- [YOUR GOAL]:
Return all of the data exactly, with nothing left out but the pictures.

- [RECORDED INFORMATION]:
▽
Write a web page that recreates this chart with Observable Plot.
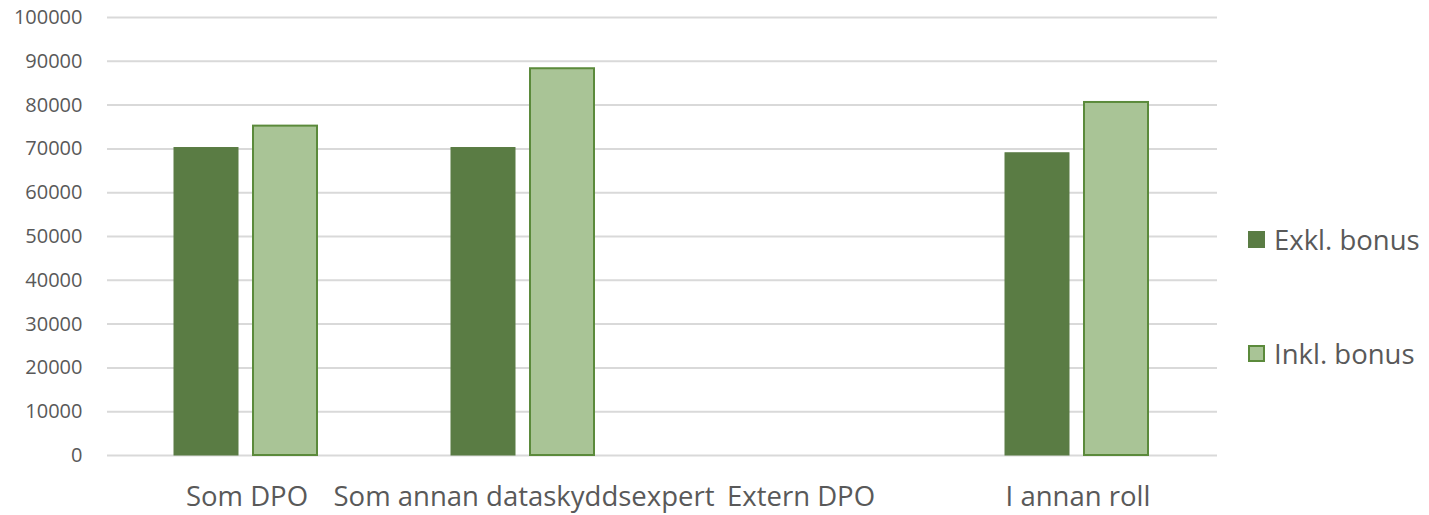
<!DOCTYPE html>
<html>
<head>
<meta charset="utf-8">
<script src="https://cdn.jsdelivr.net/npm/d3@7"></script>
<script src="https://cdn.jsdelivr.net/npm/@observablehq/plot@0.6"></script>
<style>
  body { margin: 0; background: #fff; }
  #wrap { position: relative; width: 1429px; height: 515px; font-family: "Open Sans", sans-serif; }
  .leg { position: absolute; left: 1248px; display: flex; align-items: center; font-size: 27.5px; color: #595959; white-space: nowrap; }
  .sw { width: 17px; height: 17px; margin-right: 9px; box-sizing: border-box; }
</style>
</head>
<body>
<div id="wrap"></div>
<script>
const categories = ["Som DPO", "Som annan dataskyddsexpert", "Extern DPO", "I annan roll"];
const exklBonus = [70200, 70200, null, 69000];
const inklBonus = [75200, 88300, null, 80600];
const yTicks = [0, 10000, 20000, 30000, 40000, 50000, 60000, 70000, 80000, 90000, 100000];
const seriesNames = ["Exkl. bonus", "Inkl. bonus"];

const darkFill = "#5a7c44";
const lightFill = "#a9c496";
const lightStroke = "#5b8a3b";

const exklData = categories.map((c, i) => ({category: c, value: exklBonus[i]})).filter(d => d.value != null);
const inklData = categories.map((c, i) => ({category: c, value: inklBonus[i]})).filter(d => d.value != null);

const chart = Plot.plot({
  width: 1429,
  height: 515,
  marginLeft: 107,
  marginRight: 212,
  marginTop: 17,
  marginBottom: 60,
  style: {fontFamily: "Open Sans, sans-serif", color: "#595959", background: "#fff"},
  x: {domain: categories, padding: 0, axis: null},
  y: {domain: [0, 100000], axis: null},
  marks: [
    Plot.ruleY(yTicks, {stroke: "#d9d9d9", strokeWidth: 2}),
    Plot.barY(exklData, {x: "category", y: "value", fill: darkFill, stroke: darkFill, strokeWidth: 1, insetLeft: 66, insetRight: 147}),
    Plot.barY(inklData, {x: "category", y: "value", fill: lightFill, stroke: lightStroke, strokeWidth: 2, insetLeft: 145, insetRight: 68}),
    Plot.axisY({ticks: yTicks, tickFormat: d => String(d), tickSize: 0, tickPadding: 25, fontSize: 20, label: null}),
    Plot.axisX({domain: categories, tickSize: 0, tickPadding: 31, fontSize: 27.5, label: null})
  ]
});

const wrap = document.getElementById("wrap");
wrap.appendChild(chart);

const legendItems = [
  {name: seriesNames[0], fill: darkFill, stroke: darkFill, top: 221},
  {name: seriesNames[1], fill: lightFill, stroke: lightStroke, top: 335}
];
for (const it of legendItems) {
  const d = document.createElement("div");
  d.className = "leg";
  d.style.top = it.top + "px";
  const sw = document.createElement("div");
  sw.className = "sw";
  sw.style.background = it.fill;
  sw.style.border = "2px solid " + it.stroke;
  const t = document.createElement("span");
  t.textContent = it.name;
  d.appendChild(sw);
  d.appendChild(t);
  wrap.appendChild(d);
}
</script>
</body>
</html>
△
- [CORRECT OUTPUT]:
Write a web page that recreates this chart with Observable Plot.
<!DOCTYPE html>
<html>
<head>
<meta charset="utf-8">
<script src="https://cdn.jsdelivr.net/npm/d3@7"></script>
<script src="https://cdn.jsdelivr.net/npm/@observablehq/plot@0.6"></script>
<style>
  body { margin: 0; background: #fff; }
  #wrap { position: relative; width: 1429px; height: 515px; font-family: "Open Sans", sans-serif; }
  .leg { position: absolute; left: 1248px; display: flex; align-items: center; font-size: 27.5px; color: #595959; white-space: nowrap; }
  .sw { width: 17px; height: 17px; margin-right: 9px; box-sizing: border-box; }
</style>
</head>
<body>
<div id="wrap"></div>
<script>
const categories = ["Som DPO", "Som annan dataskyddsexpert", "Extern DPO", "I annan roll"];
const exklBonus = [70200, 70200, null, 69000];
const inklBonus = [75200, 88300, null, 80600];
const yTicks = [0, 10000, 20000, 30000, 40000, 50000, 60000, 70000, 80000, 90000, 100000];
const seriesNames = ["Exkl. bonus", "Inkl. bonus"];

const darkFill = "#5a7c44";
const lightFill = "#a9c496";
const lightStroke = "#5b8a3b";

const exklData = categories.map((c, i) => ({category: c, value: exklBonus[i]})).filter(d => d.value != null);
const inklData = categories.map((c, i) => ({category: c, value: inklBonus[i]})).filter(d => d.value != null);

const chart = Plot.plot({
  width: 1429,
  height: 515,
  marginLeft: 107,
  marginRight: 212,
  marginTop: 17,
  marginBottom: 60,
  style: {fontFamily: "Open Sans, sans-serif", color: "#595959", background: "#fff"},
  x: {domain: categories, padding: 0, axis: null},
  y: {domain: [0, 100000], axis: null},
  marks: [
    Plot.ruleY(yTicks, {stroke: "#d9d9d9", strokeWidth: 2}),
    Plot.barY(exklData, {x: "category", y: "value", fill: darkFill, stroke: darkFill, strokeWidth: 1, insetLeft: 66, insetRight: 147}),
    Plot.barY(inklData, {x: "category", y: "value", fill: lightFill, stroke: lightStroke, strokeWidth: 2, insetLeft: 145, insetRight: 68}),
    Plot.axisY({ticks: yTicks, tickFormat: d => String(d), tickSize: 0, tickPadding: 25, fontSize: 20, label: null}),
    Plot.axisX({domain: categories, tickSize: 0, tickPadding: 31, fontSize: 27.5, label: null})
  ]
});

const wrap = document.getElementById("wrap");
wrap.appendChild(chart);

const legendItems = [
  {name: seriesNames[0], fill: darkFill, stroke: darkFill, top: 221},
  {name: seriesNames[1], fill: lightFill, stroke: lightStroke, top: 335}
];
for (const it of legendItems) {
  const d = document.createElement("div");
  d.className = "leg";
  d.style.top = it.top + "px";
  const sw = document.createElement("div");
  sw.className = "sw";
  sw.style.background = it.fill;
  sw.style.border = "2px solid " + it.stroke;
  const t = document.createElement("span");
  t.textContent = it.name;
  d.appendChild(sw);
  d.appendChild(t);
  wrap.appendChild(d);
}
</script>
</body>
</html>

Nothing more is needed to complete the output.